From the entries below, please gather each line containing the string "chart".
---------- Data shown
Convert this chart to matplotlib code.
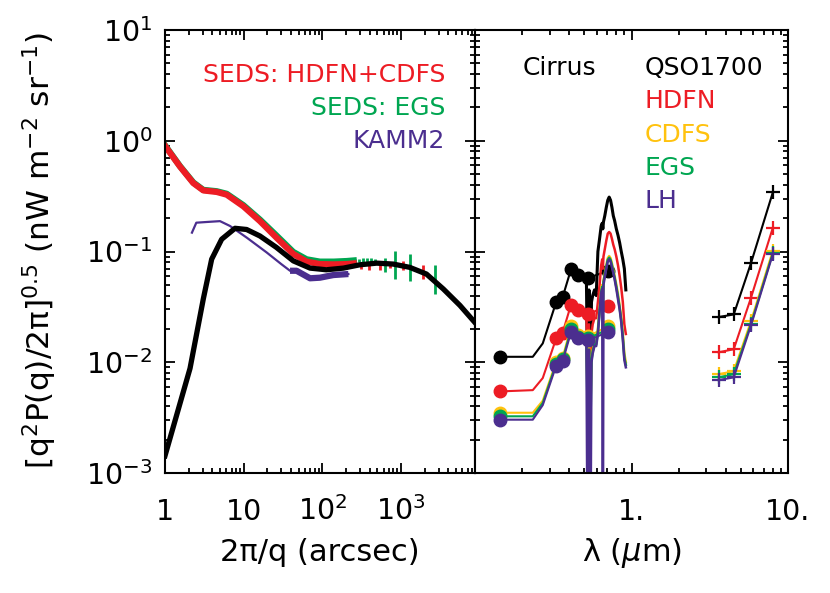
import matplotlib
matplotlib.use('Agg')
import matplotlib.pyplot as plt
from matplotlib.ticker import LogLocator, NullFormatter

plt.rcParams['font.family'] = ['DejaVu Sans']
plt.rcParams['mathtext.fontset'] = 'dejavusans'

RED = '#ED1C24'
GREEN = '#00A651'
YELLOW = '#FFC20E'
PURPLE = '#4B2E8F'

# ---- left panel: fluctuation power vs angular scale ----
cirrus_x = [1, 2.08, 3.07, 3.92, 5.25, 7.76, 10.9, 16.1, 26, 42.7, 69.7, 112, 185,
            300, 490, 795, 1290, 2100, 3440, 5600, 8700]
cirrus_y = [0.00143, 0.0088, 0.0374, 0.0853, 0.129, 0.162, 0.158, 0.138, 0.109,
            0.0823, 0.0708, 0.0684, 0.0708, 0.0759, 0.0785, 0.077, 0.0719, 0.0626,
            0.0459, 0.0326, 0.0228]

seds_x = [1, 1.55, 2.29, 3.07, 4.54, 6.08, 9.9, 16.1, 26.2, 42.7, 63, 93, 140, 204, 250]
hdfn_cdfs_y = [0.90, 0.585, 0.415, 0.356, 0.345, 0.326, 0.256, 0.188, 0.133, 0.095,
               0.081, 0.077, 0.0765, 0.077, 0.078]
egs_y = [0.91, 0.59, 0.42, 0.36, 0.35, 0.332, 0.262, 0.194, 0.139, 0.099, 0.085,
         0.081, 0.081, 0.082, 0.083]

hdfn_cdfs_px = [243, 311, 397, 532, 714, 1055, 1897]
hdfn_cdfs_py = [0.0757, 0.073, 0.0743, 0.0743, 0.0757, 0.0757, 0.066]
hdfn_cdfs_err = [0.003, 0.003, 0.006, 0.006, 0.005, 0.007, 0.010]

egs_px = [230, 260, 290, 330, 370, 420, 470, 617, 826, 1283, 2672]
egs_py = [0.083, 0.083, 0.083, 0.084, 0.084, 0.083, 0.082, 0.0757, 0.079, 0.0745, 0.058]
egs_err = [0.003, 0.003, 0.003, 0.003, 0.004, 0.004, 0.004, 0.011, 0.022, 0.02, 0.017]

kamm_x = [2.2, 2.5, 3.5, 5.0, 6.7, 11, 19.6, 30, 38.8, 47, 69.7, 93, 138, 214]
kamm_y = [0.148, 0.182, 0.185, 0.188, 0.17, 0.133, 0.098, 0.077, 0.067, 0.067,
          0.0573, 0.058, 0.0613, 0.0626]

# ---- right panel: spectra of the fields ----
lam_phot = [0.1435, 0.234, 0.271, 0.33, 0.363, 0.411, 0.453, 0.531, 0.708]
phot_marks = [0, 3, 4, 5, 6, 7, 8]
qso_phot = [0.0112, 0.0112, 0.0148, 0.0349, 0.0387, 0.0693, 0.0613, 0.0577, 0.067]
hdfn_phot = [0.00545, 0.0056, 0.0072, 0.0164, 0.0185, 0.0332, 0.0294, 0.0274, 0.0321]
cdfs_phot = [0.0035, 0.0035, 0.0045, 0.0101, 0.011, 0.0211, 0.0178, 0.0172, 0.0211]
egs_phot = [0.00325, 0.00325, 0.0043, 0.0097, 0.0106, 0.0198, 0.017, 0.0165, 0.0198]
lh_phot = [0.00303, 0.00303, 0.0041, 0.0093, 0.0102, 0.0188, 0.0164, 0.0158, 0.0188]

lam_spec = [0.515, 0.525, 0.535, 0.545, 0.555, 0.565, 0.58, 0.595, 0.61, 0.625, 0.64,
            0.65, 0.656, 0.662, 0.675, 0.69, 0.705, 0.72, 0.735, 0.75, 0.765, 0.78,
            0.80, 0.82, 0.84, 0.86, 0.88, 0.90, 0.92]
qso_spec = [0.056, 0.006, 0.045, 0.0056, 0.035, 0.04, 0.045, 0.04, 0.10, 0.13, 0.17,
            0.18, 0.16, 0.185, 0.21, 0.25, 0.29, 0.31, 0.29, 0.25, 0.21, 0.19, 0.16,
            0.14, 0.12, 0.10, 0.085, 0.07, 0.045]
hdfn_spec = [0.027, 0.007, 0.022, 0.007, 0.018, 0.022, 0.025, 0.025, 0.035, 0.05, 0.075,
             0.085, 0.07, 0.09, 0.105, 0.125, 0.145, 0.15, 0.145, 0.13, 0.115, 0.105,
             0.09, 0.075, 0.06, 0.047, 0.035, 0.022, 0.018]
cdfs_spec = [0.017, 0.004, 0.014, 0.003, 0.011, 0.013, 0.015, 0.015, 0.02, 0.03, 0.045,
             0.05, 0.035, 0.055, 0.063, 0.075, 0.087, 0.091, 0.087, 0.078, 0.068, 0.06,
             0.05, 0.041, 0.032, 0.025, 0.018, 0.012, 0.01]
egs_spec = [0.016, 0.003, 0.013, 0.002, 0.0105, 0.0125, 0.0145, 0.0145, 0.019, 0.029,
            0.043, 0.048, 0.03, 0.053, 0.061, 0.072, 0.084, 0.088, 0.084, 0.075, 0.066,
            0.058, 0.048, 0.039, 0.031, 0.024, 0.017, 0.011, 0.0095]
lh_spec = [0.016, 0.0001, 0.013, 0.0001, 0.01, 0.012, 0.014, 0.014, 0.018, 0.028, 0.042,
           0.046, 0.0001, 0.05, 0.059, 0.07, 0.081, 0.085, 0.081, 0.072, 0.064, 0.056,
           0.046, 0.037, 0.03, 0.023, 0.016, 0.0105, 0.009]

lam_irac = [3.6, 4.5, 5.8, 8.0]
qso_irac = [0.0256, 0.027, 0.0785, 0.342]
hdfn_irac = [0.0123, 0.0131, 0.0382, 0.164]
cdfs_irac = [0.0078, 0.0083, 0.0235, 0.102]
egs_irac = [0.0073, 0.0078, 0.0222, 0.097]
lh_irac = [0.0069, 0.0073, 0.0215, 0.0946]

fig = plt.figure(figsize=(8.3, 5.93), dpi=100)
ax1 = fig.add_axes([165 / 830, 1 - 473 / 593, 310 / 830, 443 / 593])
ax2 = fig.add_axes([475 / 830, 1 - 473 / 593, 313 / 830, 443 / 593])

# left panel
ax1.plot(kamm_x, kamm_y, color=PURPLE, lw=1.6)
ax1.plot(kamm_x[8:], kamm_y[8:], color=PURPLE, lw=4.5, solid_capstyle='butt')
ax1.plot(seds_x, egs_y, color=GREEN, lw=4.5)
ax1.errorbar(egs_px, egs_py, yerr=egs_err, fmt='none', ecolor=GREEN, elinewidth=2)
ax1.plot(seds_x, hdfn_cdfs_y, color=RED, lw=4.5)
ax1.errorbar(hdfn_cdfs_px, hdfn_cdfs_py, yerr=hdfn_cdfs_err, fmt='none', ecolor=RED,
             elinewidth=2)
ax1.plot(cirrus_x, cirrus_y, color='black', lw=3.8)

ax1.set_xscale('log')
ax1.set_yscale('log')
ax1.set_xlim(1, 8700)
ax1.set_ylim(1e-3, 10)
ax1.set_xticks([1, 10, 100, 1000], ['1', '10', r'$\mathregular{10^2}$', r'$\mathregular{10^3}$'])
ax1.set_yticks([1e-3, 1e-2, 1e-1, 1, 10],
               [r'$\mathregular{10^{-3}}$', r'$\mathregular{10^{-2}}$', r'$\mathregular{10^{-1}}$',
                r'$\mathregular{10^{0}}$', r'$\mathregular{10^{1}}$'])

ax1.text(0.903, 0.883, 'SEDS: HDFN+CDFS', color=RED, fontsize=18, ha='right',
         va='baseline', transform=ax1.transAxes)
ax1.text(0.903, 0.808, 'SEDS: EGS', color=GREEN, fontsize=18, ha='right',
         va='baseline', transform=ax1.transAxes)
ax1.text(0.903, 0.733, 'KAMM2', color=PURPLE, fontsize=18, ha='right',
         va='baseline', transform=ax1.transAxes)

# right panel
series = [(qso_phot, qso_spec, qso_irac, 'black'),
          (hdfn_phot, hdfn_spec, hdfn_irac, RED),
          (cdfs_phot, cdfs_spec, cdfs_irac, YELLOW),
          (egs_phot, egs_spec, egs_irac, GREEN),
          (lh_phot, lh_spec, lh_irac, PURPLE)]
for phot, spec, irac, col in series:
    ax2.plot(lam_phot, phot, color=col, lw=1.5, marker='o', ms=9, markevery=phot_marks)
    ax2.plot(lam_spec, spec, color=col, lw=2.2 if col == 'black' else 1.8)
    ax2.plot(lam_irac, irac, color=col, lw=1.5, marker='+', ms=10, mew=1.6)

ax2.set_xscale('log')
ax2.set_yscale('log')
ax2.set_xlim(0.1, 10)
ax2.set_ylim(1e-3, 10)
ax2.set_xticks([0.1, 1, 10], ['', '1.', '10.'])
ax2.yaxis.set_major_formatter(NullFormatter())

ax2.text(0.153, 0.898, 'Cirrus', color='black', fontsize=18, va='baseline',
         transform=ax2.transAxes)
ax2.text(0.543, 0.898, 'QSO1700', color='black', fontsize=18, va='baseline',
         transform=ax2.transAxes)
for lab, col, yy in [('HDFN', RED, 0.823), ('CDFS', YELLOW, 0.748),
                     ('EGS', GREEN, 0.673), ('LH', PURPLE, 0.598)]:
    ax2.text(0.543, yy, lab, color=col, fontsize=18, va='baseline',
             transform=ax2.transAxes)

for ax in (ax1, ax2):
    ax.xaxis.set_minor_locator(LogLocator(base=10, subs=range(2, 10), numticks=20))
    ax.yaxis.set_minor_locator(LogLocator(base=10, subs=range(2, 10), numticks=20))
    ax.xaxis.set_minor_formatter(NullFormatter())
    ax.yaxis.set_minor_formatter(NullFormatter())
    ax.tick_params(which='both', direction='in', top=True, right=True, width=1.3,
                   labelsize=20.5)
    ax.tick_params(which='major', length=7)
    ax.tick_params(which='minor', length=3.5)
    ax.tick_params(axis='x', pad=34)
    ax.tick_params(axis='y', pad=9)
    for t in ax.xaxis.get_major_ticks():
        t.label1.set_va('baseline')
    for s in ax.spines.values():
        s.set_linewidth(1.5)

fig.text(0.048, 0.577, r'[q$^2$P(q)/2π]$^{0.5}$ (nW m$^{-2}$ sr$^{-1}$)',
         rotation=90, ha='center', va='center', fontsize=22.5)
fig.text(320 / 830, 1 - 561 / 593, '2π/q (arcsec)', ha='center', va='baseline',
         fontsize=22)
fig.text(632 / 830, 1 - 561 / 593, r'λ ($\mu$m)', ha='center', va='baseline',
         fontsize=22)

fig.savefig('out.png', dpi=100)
--------------------
---------- Data shown
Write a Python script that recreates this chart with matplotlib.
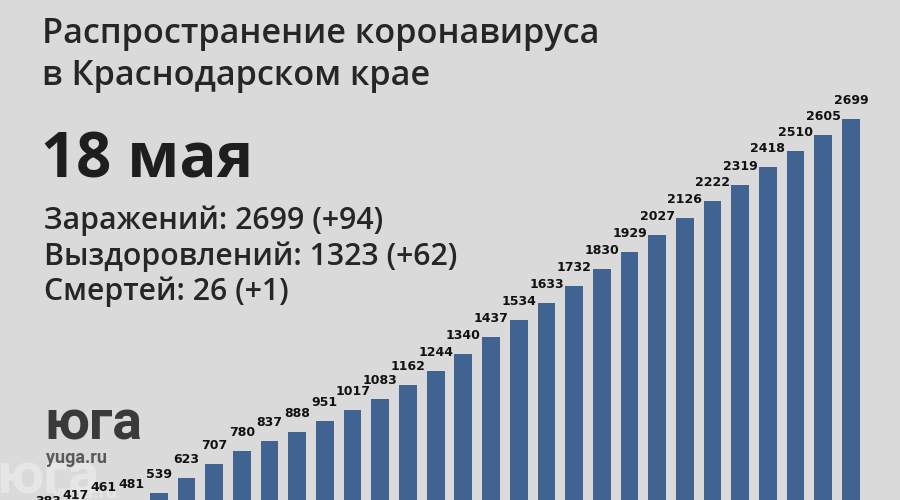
--------------------
▸ **Exercise answer**:
Convert this chart to matplotlib code.
Write a Python script that recreates this chart with matplotlib.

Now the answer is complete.